Thanks for your question
As an unmarried couple you have two options as to the ownership of the property
1) Tenants in common
2) Joint Tenants
With the first - tenants in common - then you have the right to leave your "half" share of the property to whom you like, so children or your partner and make sure this is covered along with a declaration of trust, so do seek legal advise on this (with a solicitor who is familiar with property law) but it does protect the surviving partner from having to move and each of you own % of the property, and it also protects you from having to sell should either of you need to go into a care home.
The declaration of trust in essence ensures that the surviving partner is "lent" the half share for a set period of time. This also can avoid Inheritance tax, but you would need to take legal advise on this, as we are UK tax experts, so we can advise the tax position, but are not experts in the art of setting up and administration of trusts themselves.
With the second joint tenants, if either partner passes away, then their half share automatically passes to the surviving partner even if there is no will in place, as you are both treated as owning 100% of the property.
Either way, at each occasion Inheritance tax will have to be considered, as assets passed between you are not exempt as you are not married, and therefore for each of you, should your estate (including the half share of this property) exceed £325,000 then there is avoiding Inheritance tax, either on each other or for your children.
So this is why a trust (beneficiary) would be worth considering.
I am not sure what nominal tax you are making reference to, as the only tax position that would ever arise, is pre owned asset tax. And this only comes into play, when a property is gifted but the giftor remains having the benefit of the property, and this will not be the case. So for example you make the purchase and then gift a share each to your own children whilst alive and still benefit from the property. This would then require you to either pay market value rent (on the half share that the children then have inherited) or be subject to pre owned asset tax.

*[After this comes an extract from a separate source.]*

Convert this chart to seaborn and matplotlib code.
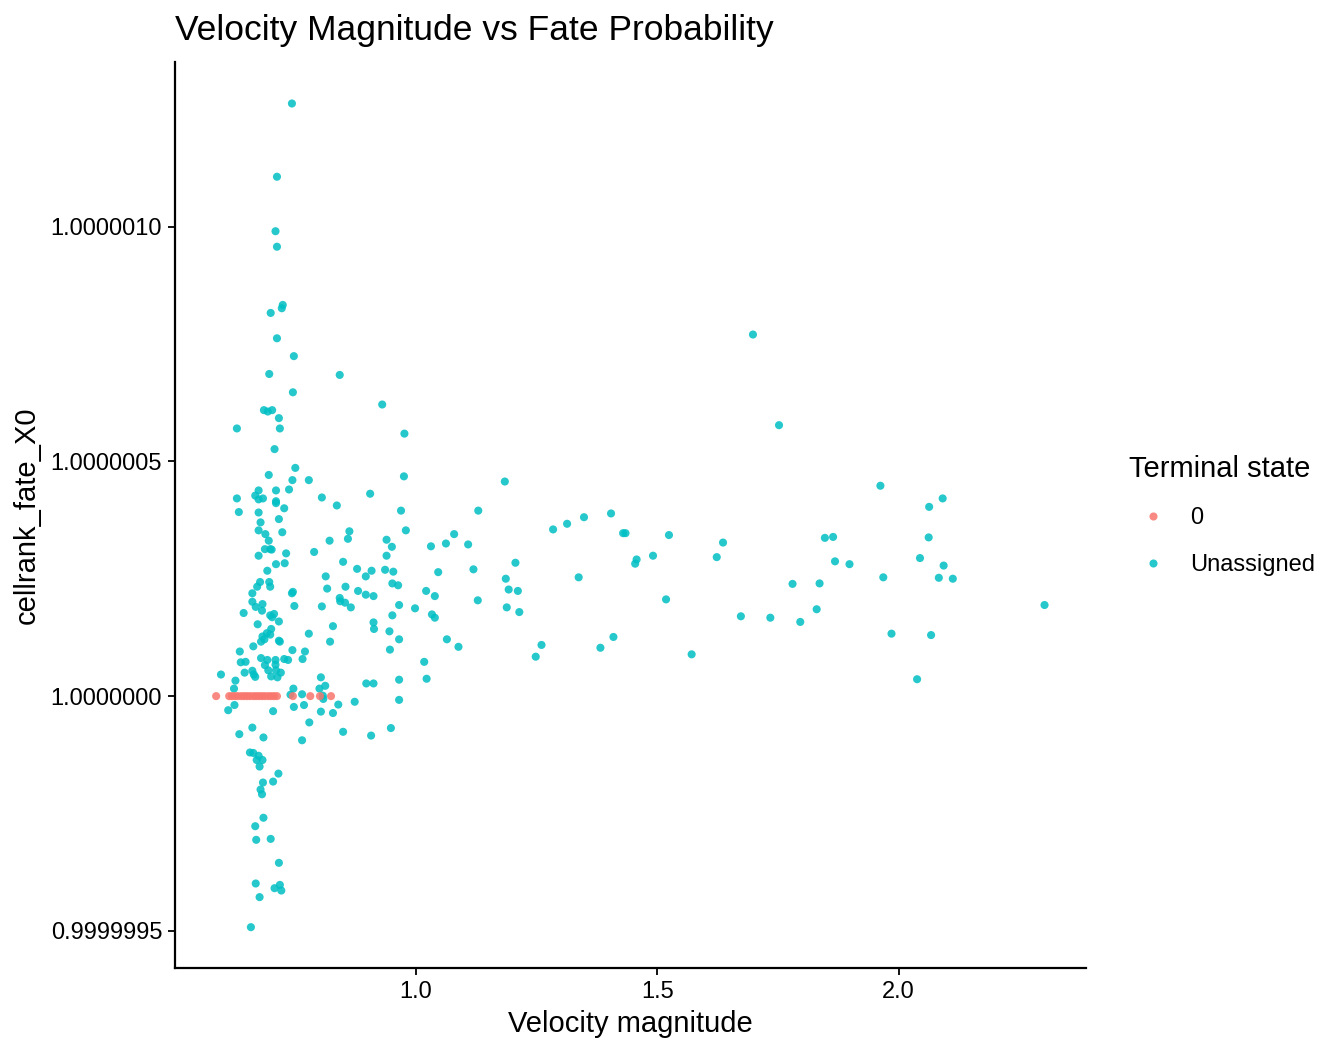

But this does not happen when one of the partners passes away and they then only own half the property as the other half have been bequeathed to surviving children of the deceased. This only happens if you gift your shares to your children whilst alive and continue to benefit from living there - and then DO NOT pay market rent.
You are merely considering putting in a right to remain or life interest within the arrangement, but this will not cost you anything should you be the surviving partner, nor would a trust if its written that no rents must be charged (as this could create a potential pit fall)
And clearly you want to take the tenancy in common route, its just a question of whether you wish to bind this in trust rather than have this written within the will, just make sure the rental income position is considered when just one of you survives, as this can avoid unpleasantness.
Finally the children who have inherited first (but have to wait due to the right to remain/life interest position) may find when the property is finally sold (when the surviving partner also passes away), may have capital gains tax arising, as they in essence will then be disposing of a half share of property that has not been their main residence that has increased in value, so do be mindful of this too.
Do feel free to ask any follow up questions. I have a meeting with a client shortly, but will be available from 2.30pm, and I will respond then, But if you could rate the level of service I have provided, it would be appreciated , as this ensures I am paid.
If we go down the tenant in common route, will you please confirm that there will be no extra tax charge on the surviving partner's children's inheritance tax liability due to the fact that the survivor has been "lent" half the property for the period between the death of the first partner and their death.
Can you please clarify why it is necessary to have a trust rather than just handle it through our wills.
I am finished earlier from my meeting than anticipated. Thanks for your further questions.
No that's not correct - the children could have an Inheritance tax liability, as already advised but they will not be charged any extra charge due to the fact that they "lend" you their half, but MAY incur capital gains when they are finally able to sell, due to gain made between the value of their share from the time that they inherit it, and finally are able to sell it.
Its not necessary for you to have a trust, but its another way to handling this.
Thanks for help so far which has really clarified matters and we shall definitely go as tenants in common.
However we are still confused as to the point of a trust, presumably one which would name our beneficiaries, ie the kids. Why would we use one? There must be some benefit or advantage to be gained but we do not see what.
Can you just give us an example of the way in which a trust would be a help. .
Thanks for your response
Trusts can ensure the safety of the property for the beneficiaries, or children forcing a sale, but as you will cover this within the wills, then you in essence have these aspects covered.
However, there are savings to be made with Inheritance tax, if the property is worth less than £325,000 at the time it is transferred into trust.
But then you have the disadvantage that whoever the beneficiaries are this creates a pre owned asset position again, as you are benefiting from an asset that in essence is held for the beneficiaries. So this is why I have not expanded on this further.
So you are best just proceeding as you are - I just wanted to give you all considerations, as its your choice, how you take this forward.